The way we look at work-life balance is changing. Here's how work-life integration is shaping the workplace.
Work-life integration has emerged as the term du jour for describing the holistic employee experience that today's organizations seek to provide. Instead of looking at work in terms of how much time it takes away from other employee responsibilities or interests, HR leaders are shifting to explore work and life as one integrated experience.
Here's a closer look at the evolution from work-life balance to integration and how it's influencing the way human resources teams support their employees and organizations.
Understanding the Term Work-Life Integration
In the not-so-distant past, businesses constantly spoke about the importance of work-life balance. The term encompassed a concept that looked at work as one part of an employee's experience, and outside interests such as family, friends, hobbies and health as another. The goal was to ensure work didn't take away too much time from life outside the office, while still ensuring employees performed at a level needed by employers.
"Work-life balance" came into use in the 1970s and 80s, as stressed baby boomers strove to achieve a balance between career, family and other areas of their lives. Yet shifting generational experiences have encouraged HR leaders to reevaluate the term. According to Forbes, Generation X has focused heavily on the balance aspect, embracing remote work trends and using PTO to focus on family and work outside the office.
As millennials have risen through the professional ranks, however, Forbes notes that "they are more interested in finding a career path that will support their 'lifestyle,' which in this context means their life outside of work." These generations are thinking about the lives they want and seeking jobs and employers that support that experience. This inverts the more traditional approach of finding a job and then building a life around what that job's hours, income and other factors permit.
The Rise of Work-Life integration
As work-life balance has shifted toward work-life integration, organizations have worked to understand the gap between the concepts. UC Berkeley offers a smart description of the difference between the two. They suggest using work-life integration in place of work-life balance because "the latter evokes a binary opposition between work and life."

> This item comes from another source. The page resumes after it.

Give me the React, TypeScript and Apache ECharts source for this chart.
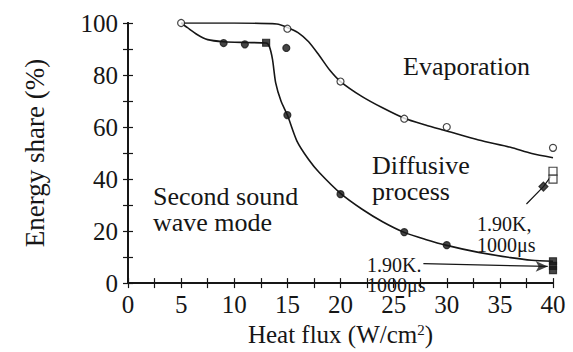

Futurist Jacob Morgan suggested in a piece for Inc. that this is simply a progression of the way we do business. Morgan wrote that since it's nearly impossible to avoid work and life merging, today's employees should align their goals and experiences to create the life they want.
The Reality of Burnout
Burnout is another reason the conversation has shifted and organizations have evaluated how they think of balance and integration. As researchers for the Harvard Business Review note, "Crafting and sustaining a multifaceted identity is challenging for today's workers and their organizations. The greedy nature of our work (asking us to wear more hats, to do more, to be always on), combined with the demands of our personal lives and social pressure to be and focus on just one thing, means we need to learn how to manage our portfolio of different identities and the expectations that come with them."
Following work-life balance best practices left many people unfulfilled, or created more stress as they struggled to fill a variety of roles. Some employees even felt added stress when they failed to achieve balance, given how much time they had to devote to office work, meetings, commutes and travel to be successful at their jobs. Focusing on the idea of integration helps employees identify what's important and then create unique career paths from there.
The Implications for HR Leaders
What does this seismic shift in perspective mean for HR leaders? First, it's a reframing of the work experience. Work is no longer the villain taking people away from the things they really want to be doing, such as spending time with family or running a marathon. It changes the conversation from one that's largely centered around the question, "How do we help people work less, while achieving more?"
Instead, work-life integration puts work within the context of an employee's entire life experience. HR leaders are being encouraged to explore questions such as:
- How can you create a flexible work environment that supports employees at all life stages in living their ideal lives?
- Do you understand what your current employees and future talent pipeline want out of life? How can you create a culture that supports that?
- Are you creating a healthy work culture that makes time for factors such as healthy habits, time off, mindfulness and other tools people need to succeed?
- Are your technology investments supporting a realistic integration? For example, do your workers have mobile devices to be able to work on the go, or collaboration tools to support occasional telecommuting?
Meeting the changing needs and expectations of your workforce can be a challenge. HR leaders that embrace the idea that work-life integration can be positioned to attract top talent, increase engagement and develop an organizational culture that fosters long-term success.